Sounds like you got lots of reading and research to do. You won't be doing it this year or possible the next 5 to 7. It's not 1955 anymore. Permits are a pain to get, especially for a "single" E ticket ride. Your from SoCal, so get the book _We Swam the Grand Canyon_ and have a good read. From there you'll find more and more info to satisfy your appetite.

I suggest the heading up to the Kern River this summer and getting your paddle on for some training.

*I found the below quote apropos to this discussion*


> "A great part of the happiness of any human being is measured by their accomplishments and nothing else. And accomplishment is not defined by somebody water transfer programs as an alte else, it's defined by yourself. You find an objective, you set a goal, you achieve it, and you're proud of yourself, and you're happy. I take pride in what we did in the Grand Canyon. I think we did a damned fine job of doing what we set out to do. Not a very significant boatman's quarterly review page 11
> You play the hand that's dealt you. That's a favorite saying of mine. But I think my only philosophy of life, and I try to teach it to my children—I think I've succeeded in teaching them—is “What's to be afraid of?”
> Fear is a healthy thing, of course, when it's protecting you from something you ought not to do. But fear is something that comes from inside. It's almost always fear of the unknown.
> You're not afraid if you know what's going to happen, in most instances. But a lot of people create too much fear for no reason, they're afraid to do something.
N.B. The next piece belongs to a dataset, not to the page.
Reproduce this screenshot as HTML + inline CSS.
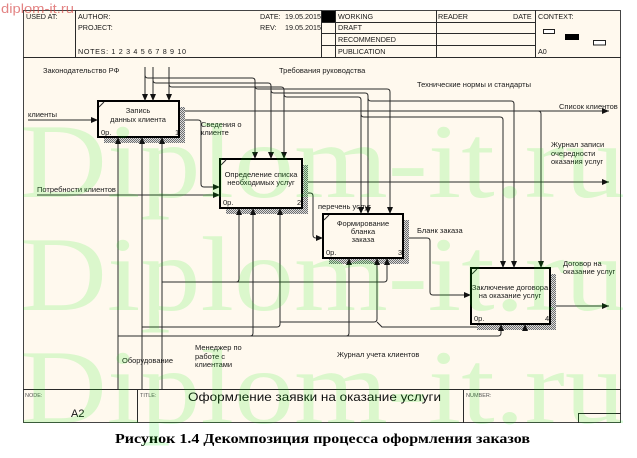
<!DOCTYPE html>
<html><head><meta charset="utf-8">
<style>
html,body{margin:0;padding:0;background:#fff;width:637px;height:458px;overflow:hidden}
svg{display:block}
.t{font-family:"Liberation Sans","DejaVu Sans",sans-serif;font-size:7.5px;fill:#1a1a1a}
.h{font-family:"Liberation Sans","DejaVu Sans",sans-serif;font-size:7.2px;fill:#1a1a1a}
.s{font-family:"Liberation Sans","DejaVu Sans",sans-serif;font-size:5.5px;fill:#555}
.ln{fill:none;stroke:#2a2a2a;stroke-width:1}
.bx{fill:#fff9ee;stroke:#000;stroke-width:2}
</style></head><body>
<svg width="637" height="458" viewBox="0 0 637 458" xmlns="http://www.w3.org/2000/svg">
<defs>
<pattern id="hp" width="2" height="2" patternUnits="userSpaceOnUse">
<rect width="2" height="2" fill="#dcdcdc"/>
<rect x="0" y="0" width="1" height="1" fill="#6e6e6e"/>
<rect x="1" y="1" width="1" height="1" fill="#6e6e6e"/>
</pattern>
</defs>

<!-- frame -->
<rect x="23.5" y="10.5" width="597" height="412" fill="#fff9ee" stroke="#444" stroke-width="1"/>
<g class="ln" stroke="#444">
<path d="M23,57.5H621"/>
<path d="M75.5,10V57"/>
<path d="M321.5,10V57"/>
<path d="M335.5,10V57"/>
<path d="M436.5,10V57"/>
<path d="M535.5,10V57"/>
<path d="M321,22.5H535"/>
<path d="M321,33.5H535"/>
<path d="M321,45.5H535"/>
<path d="M23,389.5H621"/>
<path d="M137.5,389V423"/>
<path d="M463.5,389V423"/>
<path d="M578.5,413.5H621M578.5,413V423"/>
</g>
<rect x="322" y="11" width="13" height="11" fill="#000"/>
<rect x="543.5" y="29.5" width="11" height="4" fill="#fff" stroke="#222" stroke-width="1"/>
<rect x="565" y="34" width="14" height="6" fill="#000"/>
<rect x="593.5" y="40.5" width="12" height="4.5" fill="#fff" stroke="#222" stroke-width="1"/>

<!-- header text -->
<text class="h" x="26" y="19">USED AT:</text>
<text class="h" x="78" y="19">AUTHOR:</text>
<text class="h" x="78" y="30">PROJECT:</text>
<text class="h" x="78" y="54" textLength="108" lengthAdjust="spacing">NOTES:  1  2  3  4  5  6  7  8  9  10</text>
<text class="h" x="260" y="19">DATE:</text>
<text class="h" x="285" y="19">19.05.2015</text>
<text class="h" x="260" y="30">REV:</text>
<text class="h" x="285" y="30">19.05.2015</text>
<text class="h" x="338" y="19">WORKING</text>
<text class="h" x="338" y="30">DRAFT</text>
<text class="h" x="338" y="42">RECOMMENDED</text>
<text class="h" x="338" y="54">PUBLICATION</text>
<text class="h" x="438" y="19">READER</text>
<text class="h" x="513" y="19">DATE</text>
<text class="h" x="538" y="19">CONTEXT:</text>
<text class="h" x="538" y="54">A0</text>

<!-- connectors -->
<g class="ln">
<!-- controls -->
<path d="M145,67V101"/>
<path d="M153,67V101"/>
<path d="M169,67V101"/>
<path d="M145,75Q145,78 148,78H252Q255,78 255,81V159"/>
<path d="M153,80Q153,83 156,83H268Q271,83 271,86V159"/>
<path d="M169,84Q169,87 172,87H281Q284,87 284,90V159"/>
<path d="M255,86Q255,89 258,89H387Q390,89 390,92V214"/>
<path d="M271,90Q271,93 274,93H365Q368,93 368,96V214"/>
<path d="M284,94Q284,97 287,97H358Q361,97 361,100V214"/>
<path d="M368,98Q368,101 371,101H511Q514,101 514,104V268"/>
<path d="M361,114Q361,117 364,117H500Q503,117 503,120V268"/>
<path d="M179,111H609"/>
<path d="M538,111Q541,111 541,114V268"/>
<!-- inputs / outputs -->
<path d="M28,120H98"/>
<path d="M179,120H198Q201,120 201,123V184Q201,187 204,187H220"/>
<path d="M37,195H220"/>
<path d="M302,182H609"/>
<path d="M302,193H310Q313,193 313,196V235Q313,238 316,238H323"/>
<path d="M403,238H427Q430,238 430,241V292Q430,295 433,295H471"/>
<path d="M550,306H609"/>
<!-- mechanisms -->
<path d="M118,389V137"/>
<path d="M142,389V137"/>
<path d="M162,389V137"/>
<path d="M118,336H498Q501,336 501,333V324"/>
<path d="M250,336Q253,336 253,333V208"/>
<path d="M346,336Q349,336 349,333V258"/>
<path d="M142,327H277Q280,327 280,324V208"/>
<path d="M280,322H374Q377,322 377,319V258"/>
<path d="M377,322L382,327H522Q525,327 525,324"/>
<path d="M162,282H384Q387,282 387,279V258"/>
<path d="M236,282Q239,282 239,279V208"/>
</g>

<!-- shadows -->
<g fill="url(#hp)">
<rect x="180" y="107" width="5" height="36"/><rect x="104" y="138" width="81" height="5"/>
<rect x="303" y="165" width="5" height="49"/><rect x="226" y="209" width="82" height="5"/>
<rect x="404" y="220" width="5" height="44"/><rect x="329" y="259" width="80" height="5"/>
<rect x="551" y="274" width="5" height="56"/><rect x="477" y="325" width="79" height="5"/>
</g>

<!-- boxes -->
<rect class="bx" x="98" y="101" width="81" height="36"/>
<rect class="bx" x="220" y="159" width="82" height="49"/>
<rect class="bx" x="323" y="214" width="80" height="44"/>
<rect class="bx" x="471" y="268" width="79" height="56"/>
<g class="ln" stroke="#000">
<path d="M99,107L104,102"/><path d="M221,165L226,160"/><path d="M324,220L329,215"/><path d="M472,274L477,269"/>
</g>

<!-- arrowheads -->
<g fill="#111">
<polygon points="142,94 148,94 145,101"/>
<polygon points="150,94 156,94 153,101"/>
<polygon points="166,94 172,94 169,101"/>
<polygon points="252,152 258,152 255,159"/>
<polygon points="268,152 274,152 271,159"/>
<polygon points="281,152 287,152 284,159"/>
<polygon points="358,207 364,207 361,214"/>
<polygon points="365,207 371,207 368,214"/>
<polygon points="387,207 393,207 390,214"/>
<polygon points="500,261 506,261 503,268"/>
<polygon points="511,261 517,261 514,268"/>
<polygon points="538,261 544,261 541,268"/>
<polygon points="115,144 121,144 118,137"/>
<polygon points="139,144 145,144 142,137"/>
<polygon points="159,144 165,144 162,137"/>
<polygon points="236,215 242,215 239,208"/>
<polygon points="250,215 256,215 253,208"/>
<polygon points="277,215 283,215 280,208"/>
<polygon points="346,265 352,265 349,258"/>
<polygon points="374,265 380,265 377,258"/>
<polygon points="384,265 390,265 387,258"/>
<polygon points="498,331 504,331 501,324"/>
<polygon points="522,331 528,331 525,324"/>
<polygon points="91,117 91,123 98,120"/>
<polygon points="213,184 213,190 220,187"/>
<polygon points="213,192 213,198 220,195"/>
<polygon points="316,235 316,241 323,238"/>
<polygon points="464,292 464,298 471,295"/>
<polygon points="602,108 602,114 609,111"/>
<polygon points="602,179 602,185 609,182"/>
<polygon points="602,303 602,309 609,306"/>
</g>

<!-- box text -->
<g class="t" text-anchor="middle">
<text x="138" y="113">Запись</text>
<text x="138" y="122">данных клиента</text>
<text x="261" y="177">Определение  списка</text>
<text x="261" y="185">необходимых услуг</text>
<text x="363" y="226">Формирование</text>
<text x="363" y="234">бланка</text>
<text x="363" y="242">заказа</text>
<text x="510" y="290">Заключение договора</text>
<text x="510" y="298">на оказание услуг</text>
</g>
<g class="t">
<text x="101" y="135">0р.</text><text x="175" y="135">1</text>
<text x="223" y="205">0р.</text><text x="297" y="205">2</text>
<text x="326" y="255">0р.</text><text x="398" y="255">3</text>
<text x="474" y="321">0р.</text><text x="545" y="321">4</text>
</g>

<!-- labels -->
<g class="t">
<text x="43" y="73">Законодательство РФ</text>
<text x="279" y="73">Требования руководства</text>
<text x="417" y="87">Технические нормы и стандарты</text>
<text x="28" y="117">клиенты</text>
<text x="201" y="127">Сведения о</text>
<text x="201" y="135">клиенте</text>
<text x="559" y="109">Список клиентов</text>
<text x="551" y="147">Журнал записи</text>
<text x="551" y="156">очередности</text>
<text x="551" y="164">оказания услуг</text>
<text x="37" y="192">Потребности  клиентов</text>
<text x="318" y="209">перечень услуг</text>
<text x="417" y="233">Бланк заказа</text>
<text x="563" y="266">Договор на</text>
<text x="563" y="274">оказание услуг</text>
<text x="122" y="363">Оборудование</text>
<text x="195" y="350">Менеджер по</text>
<text x="195" y="359">работе с</text>
<text x="195" y="367">клиентами</text>
<text x="337" y="357">Журнал учета клиентов</text>
</g>

<!-- footer text -->
<text class="s" x="25" y="397">NODE:</text>
<text class="s" x="140" y="397">TITLE:</text>
<text class="s" x="466" y="397">NUMBER:</text>
<text x="71" y="417" style="font-family:'Liberation Sans',sans-serif;font-size:11px;fill:#111">A2</text>
<text x="188" y="401" textLength="253" lengthAdjust="spacingAndGlyphs" style="font-family:'Liberation Sans',sans-serif;font-size:12px;fill:#111">Оформление  заявки на оказание  услуги</text>

<!-- caption -->
<text x="115" y="443" textLength="415" lengthAdjust="spacingAndGlyphs" style="font-family:'Liberation Serif',serif;font-size:13.5px;font-weight:bold;fill:#000">Рисунок 1.4 Декомпозиция процесса оформления заказов</text>

<!-- watermarks -->
<text x="1" y="13" textLength="73" lengthAdjust="spacingAndGlyphs" style="font-family:'Liberation Sans',sans-serif;font-size:13px;fill:#d03030;fill-opacity:0.6">diplom-it.ru</text>
<g style="font-family:'Liberation Serif',serif;font-size:106px;fill:#00ee00;fill-opacity:0.14">
<text x="20" y="197" textLength="605" lengthAdjust="spacingAndGlyphs">Diplom-it.ru</text>
<text x="20" y="310" textLength="605" lengthAdjust="spacingAndGlyphs">Diplom-it.ru</text>
<text x="20" y="423" textLength="605" lengthAdjust="spacingAndGlyphs">Diplom-it.ru</text>
</g>
</svg>
</body></html>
I don't know whether they're afraid to fail, or they're afraid they're going to get hurt, or they're afraid they're going to lose money or some other thing. But I think that you examine all these alternatives, try to be as accurate in predicting it, as careful in calculating what you are going to be able to do and what you're not going to be able to do, what the consequences are, and then damn the torpedoes—Go! If I want to do something, I find out everything I can about it, and then—Why be afraid?—Go! If the other guy can do it, you can do it. It makes life much more fun."
> ...


 *Quotes from Bill Beer*


----------



## Conan Of Cimmeria (Mar 25, 2012)

I made a decision. I'm going to cut a tree and ride the log down. I shouldn't have any problems with flipping it back over, right? No, but I knew I'd get lots of people saying don't do it. I get the same thing when I camp. I never said I was, it was only a question. I know I'm ignorant on this sport and the trip, but you have to start learning somewhere and this forum seems like a good step.

Damn those permits. Well, normally I'm suppose to have them when I overnight in the national forests but I rarely do. I'm guessing it's not so easy to skip out on permits on the river.

Got myself signed up for a kayaking class though. I'm going to see if it's possible to kayak from LA to San Diego. That would be an awesome trip too, if possible. Probably not though, with the Marine base in between. Thanks for all the advice, I shall continue my research.


----------



## GC Guide (Apr 10, 2009)

Conan, I highly recommend education on the subject. If that doesn't work.... *Xanax!*


----------



## mikepart (Jul 7, 2009)

> Damn those permits. Well, normally I'm suppose to have them when I overnight in the national forests but I rarely do. I'm guessing it's not so easy to skip out on permits on the river.
> 
> Got myself signed up for a kayaking class though. I'm going to see if it's possible to kayak from LA to San Diego. That would be an awesome trip too, if possible. Probably not though, with the Marine base in between. Thanks for all the advice, I shall continue my research.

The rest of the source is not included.